You vs. the cable companies
You can blame cord-cutting -- canceling cable in favor of watching TV online -- for the dispute. According to SNL Kagan, 4% of TV households will drop cable this year, and by 2015, that number will grow to 10%. Many subscription TV providers have already begun to see declines. In the last quarter, Comcast (Nasdaq: CMCSA ) , Time Warner Cable (NYSE: TWC ) , Cablevision (NYSE: CVC ) , and DISH Network (Nasdaq: DISH ) all lost customers.
You can't blame Internet video for all of these losses. Continued high unemployment could force consumers who would just usually keep HBO to cancel. Additionally, years of terrible service and high prices may have driven some customers to new providers such as Verizon's (NYSE: VZ ) FiOS TV -- which managed to add 184,000 subscribers last quarter.
However, over the long term, Internet video poses the greatest threat to the cable providers. Nielsen said in June that viewers who watched the most online video watched less TV. Worse yet, that trend became more exacerbated in the key 18-34 age group. Fearing that users will abandon traditional live TV and content providers, cable companies have begun to play defensively. Fox -- a subsidiary of News Corp (Nasdaq: NWS ) -- has already announced that unless viewers have subscribed to either Hulu Plus or DISH Network, they will have to wait eight days before they can watch new episodes from its FOX broadcast network online.
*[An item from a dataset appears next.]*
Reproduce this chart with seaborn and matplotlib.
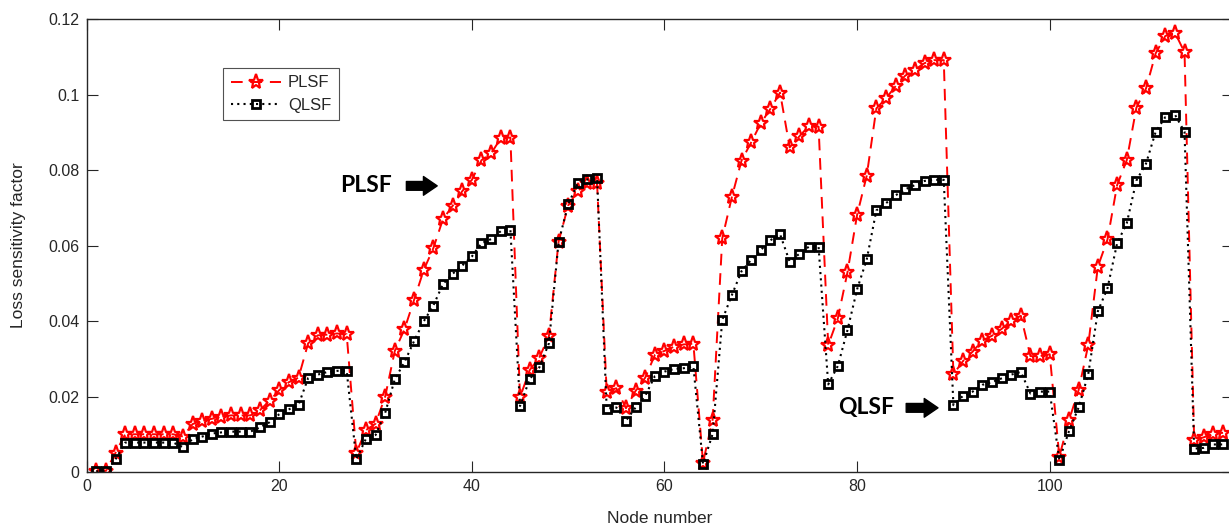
import numpy as np
import pandas as pd
import matplotlib
matplotlib.use("Agg")
import matplotlib.pyplot as plt
from matplotlib.lines import Line2D
import seaborn as sns

# Node indices of the 118-bus system
nodes = list(range(1, 119))

# Active-power loss sensitivity factor per node
plsf = [
    0.0003, 0.0003, 0.0051, 0.0100, 0.0100, 0.0100, 0.0100, 0.0100, 0.0100, 0.0094,
    0.0127, 0.0136, 0.0141, 0.0147, 0.0150, 0.0150, 0.0150, 0.0164, 0.0189, 0.0217,
    0.0238, 0.0250, 0.0341, 0.0362, 0.0364, 0.0367, 0.0365, 0.0051, 0.0111, 0.0128,
    0.0200, 0.0321, 0.0378, 0.0456, 0.0535, 0.0593, 0.0670, 0.0705, 0.0744, 0.0774,
    0.0826, 0.0844, 0.0884, 0.0886, 0.0198, 0.0270, 0.0303, 0.0360, 0.0610, 0.0706,
    0.0745, 0.0765, 0.0765, 0.0213, 0.0222, 0.0169, 0.0215, 0.0250, 0.0310, 0.0321,
    0.0332, 0.0338, 0.0340, 0.0025, 0.0139, 0.0619, 0.0729, 0.0825, 0.0873, 0.0924,
    0.0962, 0.1005, 0.0860, 0.0889, 0.0917, 0.0915, 0.0336, 0.0407, 0.0529, 0.0681,
    0.0785, 0.0963, 0.0990, 0.1022, 0.1050, 0.1066, 0.1083, 0.1091, 0.1091, 0.0259,
    0.0294, 0.0319, 0.0348, 0.0361, 0.0379, 0.0400, 0.0414, 0.0307, 0.0307, 0.0312,
    0.0041, 0.0137, 0.0217, 0.0336, 0.0544, 0.0616, 0.0760, 0.0826, 0.0965, 0.1016,
    0.1109, 0.1155, 0.1164, 0.1112, 0.0085, 0.0092, 0.0101, 0.0104,
]

# Reactive-power loss sensitivity factor per node
qlsf = [
    0.0002, 0.0002, 0.0034, 0.0078, 0.0078, 0.0078, 0.0078, 0.0078, 0.0078, 0.0066,
    0.0087, 0.0094, 0.0102, 0.0105, 0.0107, 0.0107, 0.0107, 0.0118, 0.0132, 0.0153,
    0.0166, 0.0178, 0.0249, 0.0258, 0.0265, 0.0268, 0.0268, 0.0034, 0.0088, 0.0098,
    0.0157, 0.0246, 0.0291, 0.0347, 0.0399, 0.0441, 0.0498, 0.0525, 0.0547, 0.0571,
    0.0606, 0.0617, 0.0638, 0.0642, 0.0175, 0.0246, 0.0277, 0.0341, 0.0609, 0.0709,
    0.0765, 0.0775, 0.0778, 0.0168, 0.0171, 0.0136, 0.0171, 0.0202, 0.0254, 0.0266,
    0.0273, 0.0275, 0.0280, 0.0021, 0.0101, 0.0403, 0.0469, 0.0532, 0.0562, 0.0588,
    0.0614, 0.0630, 0.0557, 0.0578, 0.0597, 0.0597, 0.0232, 0.0281, 0.0376, 0.0484,
    0.0563, 0.0693, 0.0712, 0.0733, 0.0749, 0.0760, 0.0771, 0.0774, 0.0774, 0.0177,
    0.0202, 0.0213, 0.0231, 0.0238, 0.0248, 0.0258, 0.0265, 0.0208, 0.0213, 0.0213,
    0.0032, 0.0108, 0.0171, 0.0259, 0.0426, 0.0487, 0.0606, 0.0659, 0.0772, 0.0817,
    0.0901, 0.0940, 0.0947, 0.0901, 0.0062, 0.0064, 0.0073, 0.0073,
]

x_ticks = [0, 20, 40, 60, 80, 100]
y_ticks = [0, 0.02, 0.04, 0.06, 0.08, 0.1, 0.12]
y_tick_labels = ["0", "0.02", "0.04", "0.06", "0.08", "0.1", "0.12"]

df = pd.DataFrame({"node": nodes, "PLSF": plsf, "QLSF": qlsf})

sns.set_style("white")
plt.rcParams["font.family"] = ["Liberation Sans", "DejaVu Sans"]
axis_gray = "#262626"

fig = plt.figure(figsize=(12.29, 5.28), dpi=100)
ax = fig.add_axes([0.0705, 0.106, 0.9325, 0.858])

p_style = dict(color="red", linestyle=(0, (6, 4)), linewidth=1.4, marker="*",
               markersize=11, markerfacecolor="none", markeredgecolor="red",
               markeredgewidth=1.6)
q_style = dict(color="black", linestyle=(0, (1, 2)), linewidth=1.5, marker="s",
               markersize=6, markerfacecolor="none", markeredgecolor="black",
               markeredgewidth=2.0)

sns.lineplot(data=df, x="node", y="PLSF", ax=ax, legend=False, **p_style)
sns.lineplot(data=df, x="node", y="QLSF", ax=ax, legend=False, **q_style)

ax.set_xlim(0, 119)
ax.set_ylim(0, 0.12)
ax.set_xticks(x_ticks)
ax.set_yticks(y_ticks)
ax.set_yticklabels(y_tick_labels)

for side in ["left", "right", "top", "bottom"]:
    ax.spines[side].set_visible(True)
    ax.spines[side].set_color(axis_gray)
    ax.spines[side].set_linewidth(1.0)
ax.tick_params(axis="both", which="both", direction="in", length=8, width=0.8,
               color=axis_gray, labelcolor=axis_gray, labelsize=11.5,
               top=True, right=True, bottom=True, left=True, pad=5)

ax.set_xlabel("Node number", fontsize=12.5, color=axis_gray, labelpad=12)
ax.set_ylabel("Loss sensitivity factor", fontsize=12.5, color=axis_gray, labelpad=16)

handles = [Line2D([], [], **p_style), Line2D([], [], **q_style)]
leg = ax.legend(handles, ["PLSF", "QLSF"], loc="upper left",
                bbox_to_anchor=(0.119, 0.892), fontsize=12, numpoints=1,
                frameon=True, fancybox=False, edgecolor=axis_gray, handlelength=3.0,
                borderpad=0.45, labelspacing=0.45, handletextpad=0.45, borderaxespad=0)
leg.get_frame().set_linewidth(0.8)

# Callout labels with block arrows
callouts = [("PLSF", 26.3, 0.0758, 33.2, 36.4), ("QLSF", 78.0, 0.0170, 85.1, 88.4)]
for text, tx, ty, ax0, ax1 in callouts:
    ax.text(tx, ty, text, fontsize=16.5, fontweight="bold", family=["Lato", "DejaVu Sans"],
            color="black", va="center", ha="left")
    ax.annotate("", xy=(ax1, ty), xytext=(ax0, ty),
                arrowprops=dict(arrowstyle="simple,head_length=0.55,head_width=0.75,tail_width=0.35",
                                color="black", shrinkA=0, shrinkB=0, mutation_scale=18))

fig.savefig("out.png", dpi=100)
I'm afraid that the traditional media players are about to learn that fighting the movement to online TV won't work. As Fool editor Jim Royal has previously noted, "the consumerist movement of the past century has been trending toward doing what you want when you want." Currently, the best medium to meet consumer demand is the Internet. We've already watched it disrupt print media and music. Television is just the latest victim, and there's really nothing the traditional companies can do to stop it.
If providers restrict their offerings, people will turn to piracy. After Fox began delaying streams of new episodes, illegal downloads of Hell's Kitchen increased 114%, and bootlegging of MasterChef rose 189%. These numbers don't include the hoards of illegal streaming sites that have popped up around the web in recent years; the increase in pirating is likely even higher.
It's simply too easy to pirate media. Moreover, the record industry has shown us it's nearly impossible to prevent people from stealing it. Content providers can only protect their property by making the legal option so painless and affordable that the average law-abiding citizen doesn't feel justified going the digital buccaneer route.
Time to adapt
Although I don't believe the Internet will kill subscription TV entirely, I do think it will reduce the demand. Instead of trying to cripple online video, the cable companies should focus on catering to Internet TV viewers. For example, cable companies could offer their Internet subscribers streaming services that don't require a subscription to premium cable.
Sadly, it appears that the old media guard aren't prepared to change yet. They will probably continue to defend subscription TV until long after it's too late for them to claim a share of the Internet video market.